Sheldon: What can I say? I put the fun in the funeral.
Quote from Sheldon
Sheldon: I got the results back. Have you developed any of the following symptoms? A growing nose, or perhaps a warm sensation in the trouser region? Also known as full-blown liar, liar, pants on fire.
Quote from Mike Rostenkowski
Howard: Oh boy, we're just married to a couple of ballbusters, huh, Mike?
Mike Rostenkowski: That's my wife and daughter you're talking about.
Howard: Great couple of gals.
Mike Rostenkowski: I wouldn't go that far.
Quote from Mike Rostenkowski
Howard: So, how have you been?
Mike Rostenkowski: Fine.
Howard: Good. Fine is good. How you liking retirement?

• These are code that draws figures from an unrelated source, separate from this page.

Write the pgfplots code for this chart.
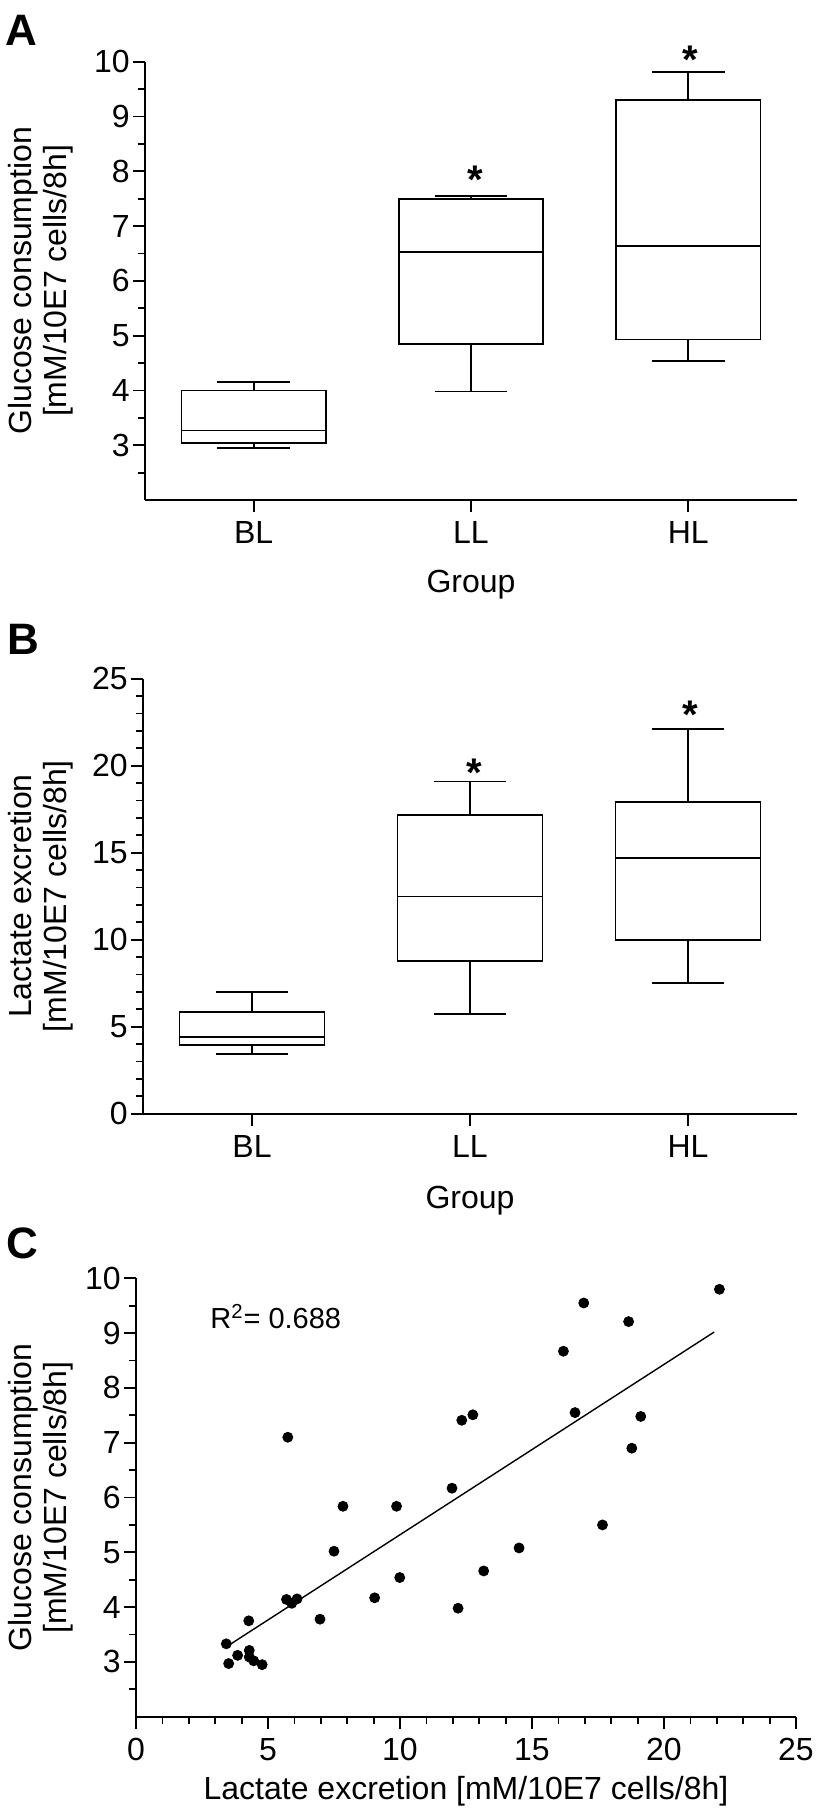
\documentclass[border=0pt]{standalone}
\usepackage{fontspec}
\setmainfont{Liberation Sans}
\usepackage{pgfplots}
\pgfplotsset{compat=1.18}
\usepgfplotslibrary{statistics}

\pgfplotsset{
  panel/.style={
    scale only axis,
    axis lines*=left,
    axis line style={-, line width=0.9pt},
    tick align=outside,
    major tick length=6pt,
    minor tick length=3.5pt,
    tick style={black, line width=0.9pt},
    tick label style={font=\fontsize{16}{16}\selectfont, inner sep=0pt},
    yticklabel style={xshift=-1.5pt},
    xticklabel style={yshift=-4.5pt},
    /pgf/number format/assume math mode=true,
    label style={font=\fontsize{16}{17.5}\selectfont, inner sep=0pt},
    ylabel style={align=center, anchor=south},
    xlabel style={anchor=north},
    clip=false,
  },
  bx/.style={black, solid, line width=0.85pt},
  star/.style={draw=none, nodes near coords={\fontsize{20}{20}\selectfont\bfseries *},
    every node near coord/.style={anchor=center, inner sep=0pt}},
}

\begin{document}
\begin{tikzpicture}
\path[use as bounding box] (0,0) rectangle (408pt,-907.5pt);

% Panel letters
\node[anchor=north west, inner sep=0pt, font=\fontsize{22}{22}\selectfont\bfseries] at (2.5pt,-7.5pt) {A};
\node[anchor=north west, inner sep=0pt, font=\fontsize{22}{22}\selectfont\bfseries] at (3.5pt,-312pt) {B};
\node[anchor=north west, inner sep=0pt, font=\fontsize{22}{22}\selectfont\bfseries] at (3pt,-613.5pt) {C};

% ---------------- Panel A ----------------
\begin{axis}[panel,
  at={(72.5pt,-250pt)}, anchor=south west,
  width=326pt, height=219.15pt,
  xmin=0.5, xmax=3.5, ymin=2, ymax=10,
  xtick={1,2,3}, xticklabels={BL,LL,HL},
  ytick={3,4,5,6,7,8,9,10},
  minor ytick={2.5,3.5,4.5,5.5,6.5,7.5,8.5,9.5},
  xlabel={Group},
  ylabel={Glucose consumption\\{[mM/10E7 cells/8h]}},
  xlabel style={at={(axis description cs:0.5,-0.158)}},
  ylabel style={at={(axis description cs:-0.1089,0.5)}},
  boxplot/draw direction=y,
  boxplot/box extend=0.664, boxplot/whisker extend=0.334,
]
\addplot[bx, boxplot prepared={draw position=1, lower whisker=2.95, lower quartile=3.04, median=3.27, upper quartile=4.00, upper whisker=4.15}] coordinates {};
\addplot[bx, boxplot prepared={draw position=2, lower whisker=3.98, lower quartile=4.85, median=6.53, upper quartile=7.49, upper whisker=7.55}] coordinates {};
\addplot[bx, boxplot prepared={draw position=3, lower whisker=4.54, lower quartile=4.93, median=6.64, upper quartile=9.30, upper whisker=9.81}] coordinates {};
\addplot[star] coordinates {(2.02,7.84) (3.01,10.03)};
\end{axis}

% ---------------- Panel B ----------------
\begin{axis}[panel,
  at={(71.5pt,-556.8pt)}, anchor=south west,
  width=327pt, height=217.5pt,
  xmin=0.5, xmax=3.5, ymin=0, ymax=25,
  xtick={1,2,3}, xticklabels={BL,LL,HL},
  ytick={0,5,10,15,20,25},
  minor y tick num=4,
  xlabel={Group},
  ylabel={Lactate excretion\\{[mM/10E7 cells/8h]}},
  xlabel style={at={(axis description cs:0.5,-0.1655)}},
  ylabel style={at={(axis description cs:-0.1055,0.5)}},
  boxplot/draw direction=y,
  boxplot/box extend=0.664, boxplot/whisker extend=0.334,
]
\addplot[bx, boxplot prepared={draw position=1, lower whisker=3.43, lower quartile=3.94, median=4.39, upper quartile=5.85, upper whisker=6.98}] coordinates {};
\addplot[bx, boxplot prepared={draw position=2, lower whisker=5.73, lower quartile=8.76, median=12.48, upper quartile=17.16, upper whisker=19.09}] coordinates {};
\addplot[bx, boxplot prepared={draw position=3, lower whisker=7.49, lower quartile=9.98, median=14.70, upper quartile=17.92, upper whisker=22.10}] coordinates {};
\addplot[star] coordinates {(2.02,19.6) (3.01,22.95)};
\end{axis}

% ---------------- Panel C ----------------
\begin{axis}[panel,
  at={(68pt,-858.35pt)}, anchor=south west,
  width=330pt, height=219.2pt,
  xmin=0, xmax=25, ymin=2, ymax=10,
  xtick={0,5,10,15,20,25}, minor x tick num=4,
  ytick={3,4,5,6,7,8,9,10},
  minor ytick={2.5,3.5,4.5,5.5,6.5,7.5,8.5,9.5},
  xlabel={Lactate excretion [mM/10E7 cells/8h]},
  ylabel={Glucose consumption\\{[mM/10E7 cells/8h]}},
  xlabel style={at={(axis description cs:0.5,-0.135)}},
  ylabel style={at={(axis description cs:-0.0939,0.5)}},
]
\addplot[only marks, mark=*, mark size=2.5pt, black] coordinates {
(22.10,9.80) (16.96,9.55) (18.66,9.21) (16.19,8.67) (16.63,7.55)
(12.34,7.41) (12.76,7.51) (19.12,7.48) (5.75,7.10) (18.78,6.90)
(11.97,6.17) (7.84,5.84) (9.87,5.84) (17.67,5.50) (7.50,5.02)
(14.51,5.08) (9.99,4.54) (13.17,4.66) (9.04,4.17) (12.20,3.98)
(5.70,4.14) (5.90,4.07) (6.10,4.15) (6.97,3.78) (4.27,3.75)
(3.42,3.33) (3.51,2.97) (3.85,3.12) (4.29,3.21) (4.29,3.09)
(4.46,3.02) (4.78,2.95)
};
\addplot[black, line width=0.7pt, mark=none] coordinates {(3.5,3.30) (21.9,9.02)};
\node[anchor=west, inner sep=0pt, font=\fontsize{14.5}{14.5}\selectfont] at (axis cs:2.8,9.3) {R\textsuperscript{2}= 0.688};
\end{axis}
\end{tikzpicture}
\end{document}
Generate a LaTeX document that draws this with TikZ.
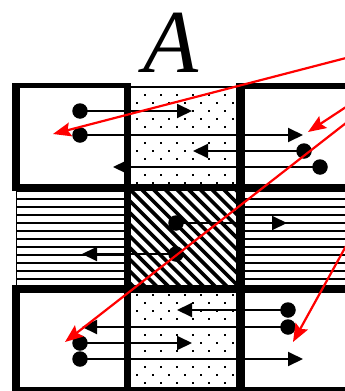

Mike Rostenkowski: It's fine.
Howard: I'm sensing a theme.
Quote from Mike Rostenkowski
Mike Rostenkowski: So, why'd you agree to come?
Howard: 'Cause Bernadette made me.
Mike Rostenkowski: I tried to back out, too. My wife said I had to go.
Howard: Really? Your wife makes you do stuff? You're a big, scary cop.
Mike Rostenkowski: You're an astronaut, and your wife makes you do things, and she's only four feet tall.
Quote from Howard
Howard: Yeah, well, my quality father-son time was spending my adolescence looking out the window waiting for my dad to come back someday.
Raj: Yeah, okay, Howard wins.
Quote from Raj
Raj: Can we change the subject? Spiders give me the jeebie-jeebies.
Howard: It's heebie-jeebies.
Raj: I know, but that sounds anti-Semitic.
Quote from Sheldon
Sheldon: I just want you to get better as soon as possible. And with that in mind, let me ask you a question. Do you believe in the placebo effect?
Amy: Of course I do. There have been many studies proving its validity.
Sheldon: Great. Now, this may look like a Tic Tac, but it is really a powerful medication specifically designed to cure your illness as well as freshen your breath.
Quote from Sheldon
Sheldon: However, the Spider-Man lyrics posit that Spider-Man, Spider-Man does whatever a spider can.
Howard: Yeah, so?
Sheldon: I can think of many things Spider-Man can't do that a spider can. One, crawl in your ear and die. Two, legally leave Guatemala without a passport. Three, have sex with a spider.
Quote from Howard
Howard: Oh, you like to fish?
Mike Rostenkowski: Yes.
Howard: Sure. I can hear it in your voice.
Mrs. Rostenkowski: Oh, if he didn't like it, he wouldn't go.
Howard: You know, I hadn't thought of that.
Quote from Penny
Leonard: I'm no expert, but I think the hook has to go through the worm.
Howard: Fine. Sorry, Mr. Worm. Sherm. Sherm the Worm.
Penny: Hey, don't name him. Just jab a hook in his face.
Quote from Leonard
Leonard: My dad was an anthropologist. The only father-son time he spent was with a 2,000-year-old skeleton of a Etruscan boy. I hated that kid.